The Single Dad (Red's Tavern 4) - Page 14

“I know it’s pretty unusual,” Luke said. “But it’s the only way I know how to be. I can’t be anything but myself, you know?”

“A year ago, I couldn’t have even dreamed of having a night like this,” I said, adjusting on the mattress, facing him. He came and sat down on the mattress, too, propping up a couple pillows behind him and lying back.

“You could have a night like this anytime you wanted,” he said. “You’ve got a backyard, right? You can toss up a tent.”

I puffed out a laugh. “I actually don’t own a tent anymore. Rachel took it. A nice new one, too. We’d been planning a camping trip for this summer, with my brother Perry…”

I drifted off, not knowing how to finish the sentence.

We’d had plenty of plans. And none of them meant a damned thing now.

“It must be hard, Cam,” he said. “But it’s true. This backyard was nothing but a pile of dirt, weeds, and some trees when I bought this place. You can make your life what you want it, even with a big, blank slate.”

My chest ached. Big, blank slate. That’s exactly what my life felt like now. And I knew Luke must have understood that feeling too, in some completely different way.

“It feels so aimless,” I said quietly, my chest still tightening. “I’m not used to aimless. My life was always on track. To something. You know?”

“I know,” he said. “And now you’re forced to let go, even if you never asked for it.”

I swallowed, and it was difficult. “Yes. It’s funny, because one of the big reasons Rachel wanted a divorce was because I was too rigid. Too set in my ways.”

“Set in your ways? What are you, secretly eighty years old and doing some Benjamin Button thing?”

“I am thirty-six going on ninety-six, as Rachel used to put it,” I said. “I know she was right. Our life really had become boring. We tried everything, too. Salsa dancing classes. Pottery classes. Couples therapy. Traveling to Paris.”

“Sounds like you can be a little adventurous,” Luke said.
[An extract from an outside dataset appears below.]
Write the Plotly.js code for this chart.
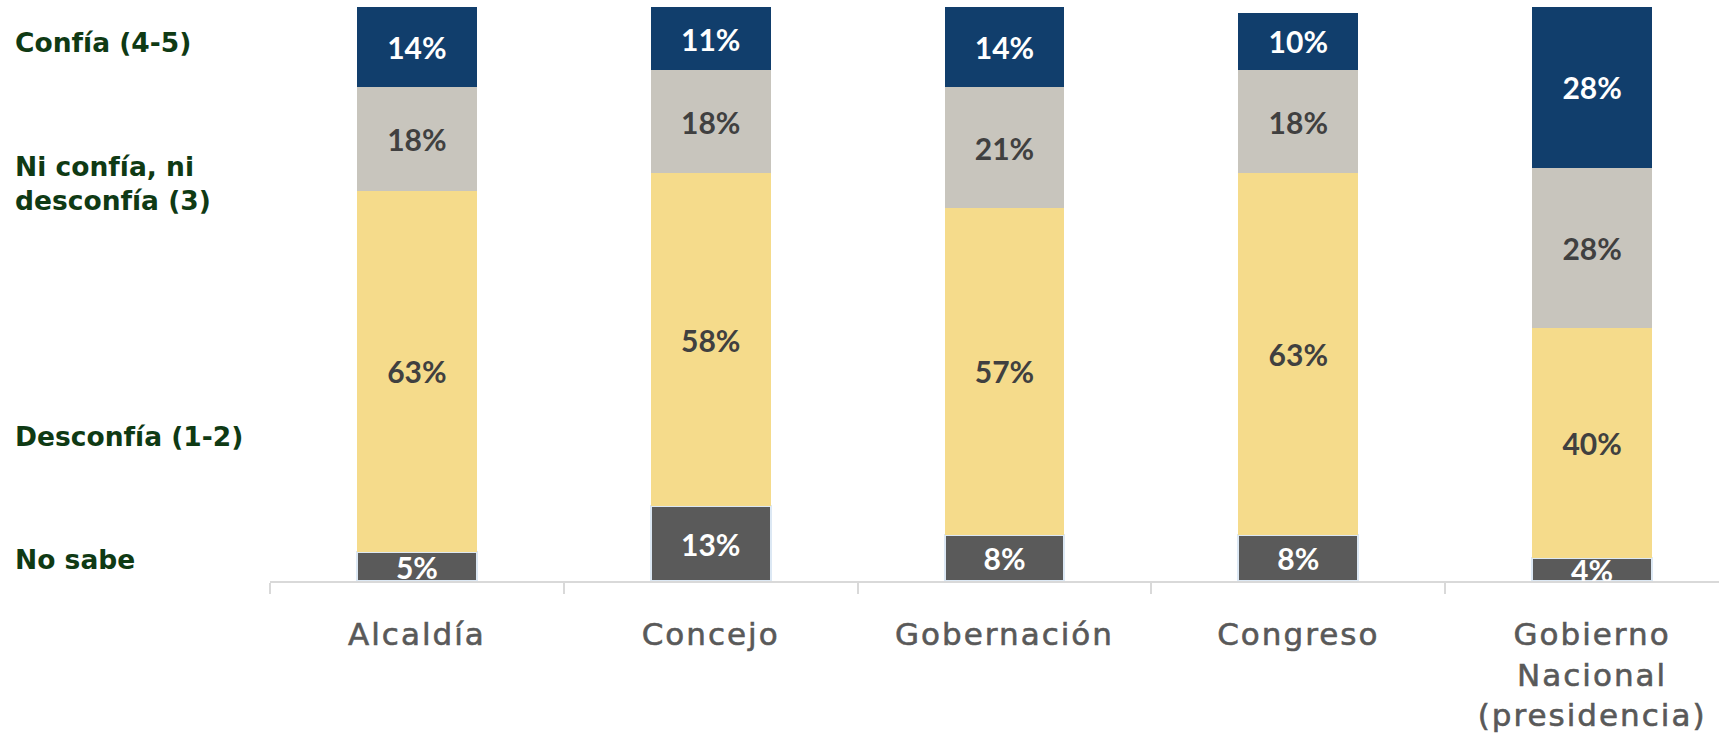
<!DOCTYPE html>
<html>
<head>
<meta charset="utf-8">
<script src="https://cdn.plot.ly/plotly-3.0.1.min.js"></script>
<style>
  html, body { margin: 0; padding: 0; background: #ffffff; }
  #chart { width: 1719px; height: 735px; }
  .xtick text { letter-spacing: 2px; stroke: #595959; stroke-width: 0.6px; }
</style>
</head>
<body>
<div id="chart"></div>
<script>
// ---- Data ----
var categories = ['Alcaldía', 'Concejo', 'Gobernación', 'Congreso', 'Gobierno<br>Nacional<br>(presidencia)'];
var noSabe     = [5, 13, 8, 8, 4];
var desconfia  = [63, 58, 57, 63, 40];
var niNi       = [18, 18, 21, 18, 28];
var confia     = [14, 11, 14, 10, 28];
var seriesLabels = ['No sabe', 'Desconfía (1-2)', 'Ni confía, ni<br>desconfía (3)', 'Confía (4-5)'];

// ---- Styles ----
var colNoSabe = '#5a5a5a';
var colDesconfia = '#f5db8b';
var colNi = '#c8c5bd';
var colConfia = '#113e6c';
var labelFont = 'Lato, "DejaVu Sans", sans-serif';

function pct(v) { return v.map(function (d) { return d + '%'; }); }

function barTrace(vals, name, color, textColor, lineColor, lineW) {
  return {
    type: 'bar',
    x: categories,
    y: vals,
    name: name,
    text: pct(vals),
    textposition: 'inside',
    insidetextanchor: 'middle',
    textangle: 0,
    constraintext: 'none',
    textfont: { family: labelFont, size: 30, color: textColor, weight: 'bold' },
    marker: { color: color, line: { color: lineColor || color, width: lineW || 0 } },
    hoverinfo: 'skip',
    cliponaxis: true
  };
}

var data = [
  barTrace(noSabe, seriesLabels[0], colNoSabe, '#ffffff', '#dce8f4', 2),
  barTrace(desconfia, seriesLabels[1], colDesconfia, '#404040'),
  barTrace(niNi, seriesLabels[2], colNi, '#404040'),
  barTrace(confia, seriesLabels[3], colConfia, '#ffffff')
];

var W = 1719, H = 735;
var mL = 270, mR = 0, mT = 7, mB = 154;
var plotW = W - mL - mR;
var catPx = 293.8;

var leftLabelY = [0.0366, 0.251, 0.693, 0.939];
var annotations = seriesLabels.map(function (t, i) {
  return {
    text: t,
    xref: 'paper', yref: 'paper',
    x: -(mL - 13) / plotW, y: leftLabelY[i],
    xanchor: 'left', yanchor: 'middle', align: 'left',
    showarrow: false,
    font: { family: '"DejaVu Sans", sans-serif', size: 26.5, color: '#0f3a14', weight: 'bold' }
  };
});

var layout = {
  width: W, height: H,
  margin: { l: mL, r: mR, t: mT, b: mB, pad: 0 },
  barmode: 'stack',
  bargap: 0.592,
  showlegend: false,
  paper_bgcolor: '#ffffff',
  plot_bgcolor: '#ffffff',
  hovermode: false,
  xaxis: {
    type: 'category',
    range: [-0.5, -0.5 + plotW / catPx],
    showline: true, linecolor: '#d9d9d9', linewidth: 2,
    ticks: 'outside', tickson: 'boundaries', ticklen: 11, tickcolor: '#d9d9d9', tickwidth: 2,
    ticklabelstandoff: 25,
    tickfont: { family: '"DejaVu Sans", sans-serif', size: 31, color: '#595959' },
    showgrid: false, zeroline: false, fixedrange: true
  },
  yaxis: {
    range: [0, 100],
    visible: false, showgrid: false, zeroline: false, fixedrange: true
  },
  annotations: annotations
};

Plotly.newPlot('chart', data, layout, { displayModeBar: false, staticPlot: true });
</script>
</body>
</html>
“It might sound like that, but I planned out every last thing,” I said. “I couldn’t let go. And I knew it. But my brain just… does that. It wants to solve things. Fix things. Make sense of the world.”

“I bet Cam-brain can be a blessing and a curse.”

I snorted. “Yes. Cam-brain helps me at work, and helps me with crossword puzzles, but life is just… messy sometimes. Rachel felt trapped, and I felt like she was slipping away from me.”

I stared up at the patterns on the top of the tent, the long shadows cast by the edges of the lamp up top.

So much for getting my dick wet and breaking my rules. Instead, I was pouring my heart out to a poor ex-Marine in his backyard.

“Hey,” he said, reaching out and squeezing my arm. “You’re getting in your head too much. Stop it.”

I pulled in a deep breath of the fresh air through my nostrils, looking back at him. “Guilty.”

“I promise, one day you can be a weirdo just like me, sleeping in a tent in your backyard whenever you want, hooking up whenever you want, having total and complete independent freedom,” he said with a small smile.

I lifted an eyebrow. “So this is where you take all your hookups, huh? Here I was thinking it was your bedroom.”

“Oh, no. I only take the ones with bad behavior out here,” he said.

“Great. I thought you said I was pretty, not bad.”

“You can be both,” he said, squeezing my arm again before pulling it away.

“You enjoyed that kiss, and we both know it.”

He sighed. “I loved that kiss,” he said, shifting on the mattress, kicking off his boots and bringing his feet up. “And no, I do not take any of my hookups out here. This is my place.”

“So I’m special?”

“You’re not a hookup,” he clarified.

“Oh. Right,” I said, rolling my eyes. “It’s a damn shame. I really did want to feel what those rough hands would be like on my body.”

“Rough?” he asked, with mock offense. “I try to put lotion on them. When I remember.”

I laughed. “When you remember?”

“It’s not easy to.”

“I have an entire skincare routine, every morning and every night,” I said. “I’ve never admitted that to anyone but Rachel.”

“Of course you do,” Luke said. “You’re very cute, Cameron.”

A little flutter of butterflies passed through my chest every time he complimented me. I had forgotten how nice it felt to be wanted by someone new, or at the very least, liked.

He sat up for a second, reaching over and turning off the little electric lantern. We were bathed in darkness for a moment, but as my eyes adjusted, the soft glow of the outdoor string lights filtered through the gauze of the tent.